Photocatalytic H2 evolution and CO2 reduction over phosphorus-doped g-C3N4 nanostructures: Electronic, Optical, and Surface properties

Abstract

Attaining an extremely efficient photocatalyst has drawn a great deal of attention in the worldwide pursuit of using solar power as an abundant and cheap energy source. Layered compounds have demonstrated a wide range of physicochemical properties that support their potential practical applications. Because dimensionality plays a crucial role in determining fundamental properties of lamellar structure, when they go under exfoliation down to few-layer or monolayer nanosheets, their characteristics will differ from those of their stacked bulks.

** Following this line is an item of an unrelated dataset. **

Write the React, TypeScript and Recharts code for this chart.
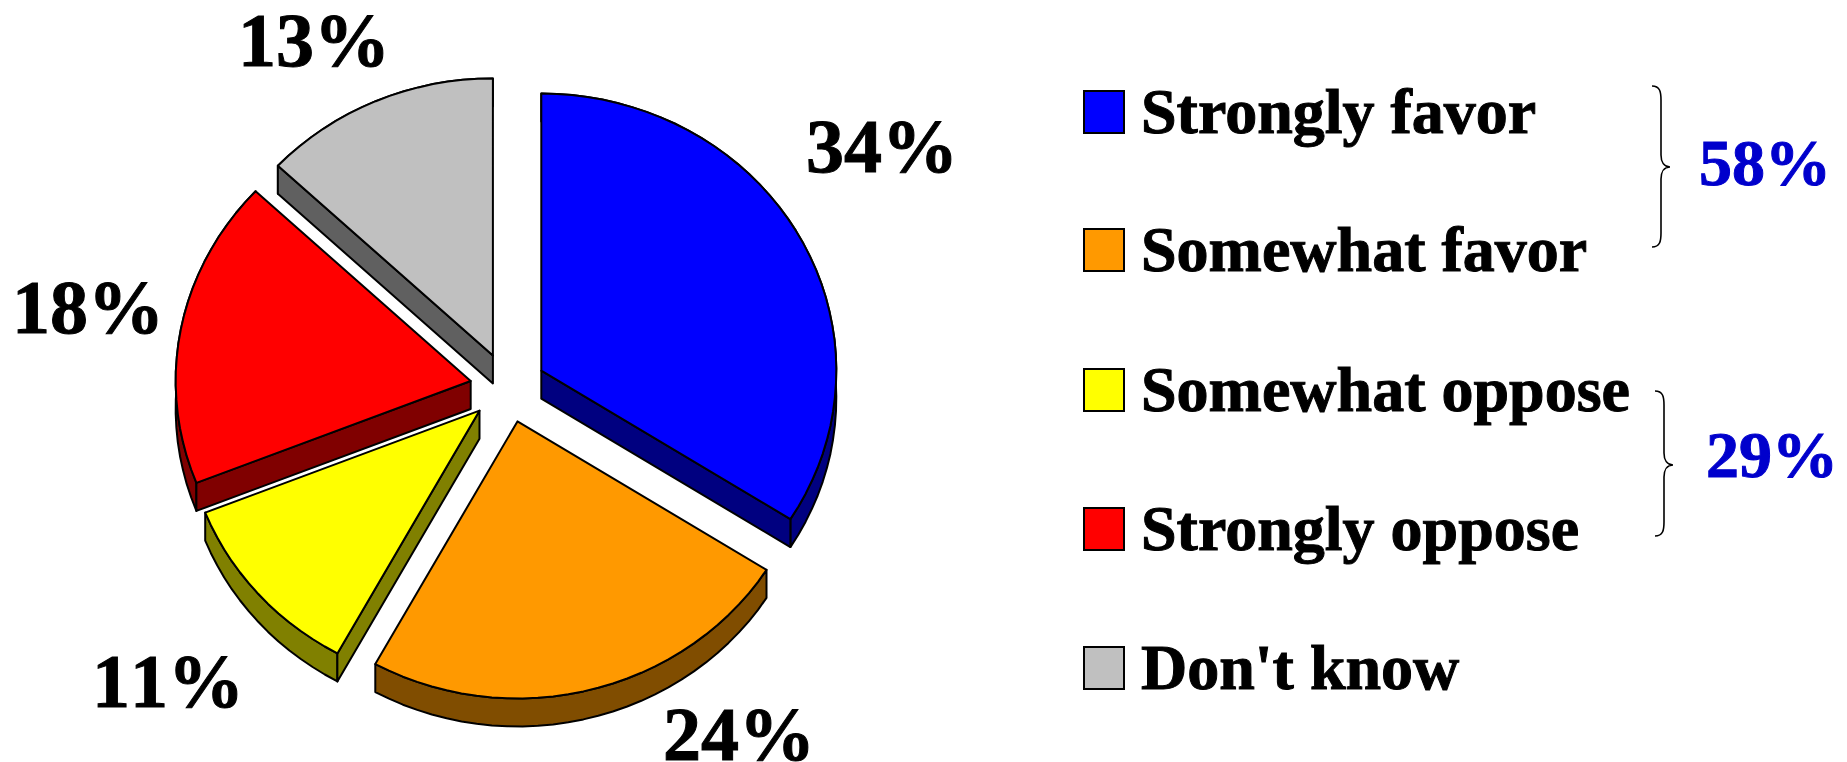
import React from "react";
import { PieChart, Pie, Cell, Legend } from "recharts";

const categories = ["Strongly favor", "Somewhat favor", "Somewhat oppose", "Strongly oppose", "Don't know"];
const shares = [34, 24, 11, 18, 13];
const faceColors = ["#0000FF", "#FF9900", "#FFFF00", "#FF0000", "#C0C0C0"];
const wallColors = ["#000080", "#804D00", "#808000", "#800000", "#606060"];
const groupTotals = ["58%", "29%"];

const data = categories.map((name, i) => ({ name, value: shares[i] }));

const FONT = '"Liberation Serif", "Times New Roman", serif';
const RX = 295, RY = 277, EXPLODE_X = 38, EXPLODE_Y = 35, DEPTH = 28;
const LABEL_POS = [[806, 172], [663, 760], [92, 707], [12, 333], [238, 66]];
const LEGEND_Y = [91, 229, 369, 508, 647];

function Slice(props: any) {
  const { cx, cy, startAngle, endAngle, index } = props;
  const rad = (d: number) => (d * Math.PI) / 180;
  const mid = rad((startAngle + endAngle) / 2);
  const ax = cx + EXPLODE_X * Math.cos(mid);
  const ay = cy - EXPLODE_Y * Math.sin(mid);
  const pts: [number, number][] = [];
  const n = Math.max(8, Math.ceil(Math.abs(endAngle - startAngle) / 3));
  for (let k = 0; k <= n; k++) {
    const a = rad(startAngle + ((endAngle - startAngle) * k) / n);
    pts.push([ax + RX * Math.cos(a), ay - RY * Math.sin(a)]);
  }
  const line = (p: [number, number][], dy = 0) => p.map(([x, y]) => `${x.toFixed(1)},${(y + dy).toFixed(1)}`).join(" L");
  const top = `M${ax},${ay} L${line(pts)} Z`;
  const rim = `M${line(pts)} L${line([...pts].reverse(), DEPTH)} Z`;
  const first = pts[0], last = pts[pts.length - 1];
  const centre = pts[Math.floor(n / 2)];
  // a radial wall shows only when its outward side faces down the picture
  const faces = [first, last].filter((p) => {
    const ex = p[0] - ax, ey = p[1] - ay;
    let nx = -ey, ny = ex;
    if (nx * (centre[0] - ax) + ny * (centre[1] - ay) > 0) { nx = -nx; ny = -ny; }
    return ny > 0.01;
  });
  const wall = wallColors[index];
  const st = { stroke: "#000", strokeWidth: 2, strokeLinejoin: "round" as const };
  return (
    <g>
      <path d={rim} fill={wall} {...st} />
      {faces.map((p, i) => (
        <path key={i} d={`M${ax},${ay} L${p[0]},${p[1]} L${p[0]},${p[1] + DEPTH} L${ax},${ay + DEPTH} Z`} fill={wall} {...st} />
      ))}
      <path d={top} fill={faceColors[index]} {...st} />
    </g>
  );
}

function renderLabel(props: any) {
  const { index, value } = props;
  const [x, y] = LABEL_POS[index];
  return (
    <text x={x} y={y} fontFamily={FONT} fontWeight={700} fontSize={76} fill="#000" stroke="#000" strokeWidth={1} textAnchor="start" style={{ fontKerning: "none" }}>
      {`${value}%`}
    </text>
  );
}

function Brace({ x, y0, y1, tip }: { x: number; y0: number; y1: number; tip: number }) {
  const d = `M${x},${y0} C${x + 8},${y0} ${x + 9},${y0 + 6} ${x + 9},${y0 + 14} L${x + 9},${tip - 12} C${x + 9},${tip - 5} ${x + 12},${tip} ${x + 18},${tip} C${x + 12},${tip} ${x + 9},${tip + 5} ${x + 9},${tip + 12} L${x + 9},${y1 - 14} C${x + 9},${y1 - 6} ${x + 8},${y1} ${x},${y1}`;
  return <path d={d} fill="none" stroke="#000" strokeWidth={1.6} />;
}

function LegendBox(props: any) {
  const payload = props.payload || [];
  return (
    <svg width={847} height={762} style={{ display: "block" }}>
      {payload.map((e: any, i: number) => (
        <g key={e.value}>
          <rect x={84} y={LEGEND_Y[i]} width={40} height={42} fill={faceColors[i]} stroke="#000" strokeWidth={2} />
          <text x={141} y={LEGEND_Y[i] + 42} fontFamily={FONT} fontWeight={700} fontSize={64} fill="#000" stroke="#000" strokeWidth={1}>
            {e.value}
          </text>
        </g>
      ))}
      <Brace x={652} y0={86} y1={247} tip={167} />
      <Brace x={655} y0={391} y1={536} tip={465} />
      <text x={699} y={185} fontFamily={FONT} fontWeight={700} fontSize={66} fill="#0000CC" stroke="#0000CC" strokeWidth={1}>{groupTotals[0]}</text>
      <text x={706} y={477} fontFamily={FONT} fontWeight={700} fontSize={66} fill="#0000CC" stroke="#0000CC" strokeWidth={1}>{groupTotals[1]}</text>
    </svg>
  );
}

export default function App() {
  return (
    <div style={{ position: "absolute", left: 0, top: 0, width: 1847, height: 762, background: "#fff", overflow: "hidden" }}>
      <PieChart width={1847} height={762} margin={{ top: 0, right: 0, bottom: 0, left: 0 }}>
        <Pie
          data={data}
          dataKey="value"
          nameKey="name"
          cx={508}
          cy={387.5}
          outerRadius={RX}
          startAngle={90}
          endAngle={-270}
          paddingAngle={0}
          isAnimationActive={false}
          labelLine={false}
          label={renderLabel}
          shape={Slice}
        >
          {data.map((d, i) => (
            <Cell key={d.name} fill={faceColors[i]} />
          ))}
        </Pie>
        <Legend itemSorter={null} content={LegendBox} wrapperStyle={{ position: "absolute", left: 1000, top: 0, width: 847, height: 762 }} />
      </PieChart>
    </div>
  );
}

The photocatalytic properties of these few-layer or mono-layer materials can be improved through in-plane and inter-plane structural modification by doping with metal or non-metal elements. Among the various layered materials, graphitic carbon nitride (g-C3N4) has emerged as one of the most promising photocatalysts due to its metal-free nature, abundance in raw material, thermal and physicochemical stability and suitable bandgap. Although its bulk structure shows a weak photocatalytic activity, its thermally or chemically exfoliated nanosheets demonstrate greatly improved activity. Further, the electronic structure of the nanostructures can be modified by elemental doping with triazine units to activate the π-conjugated system in the photocatalytic reaction. In this review paper, we analyze the latest developments, particularly in the area of phosphorous-doped graphitic carbon nitride (P-doped g–C3N4) photocatalysts and their molecular and structural modifications for improving H2 generation and CO2 conversion to solar fuels.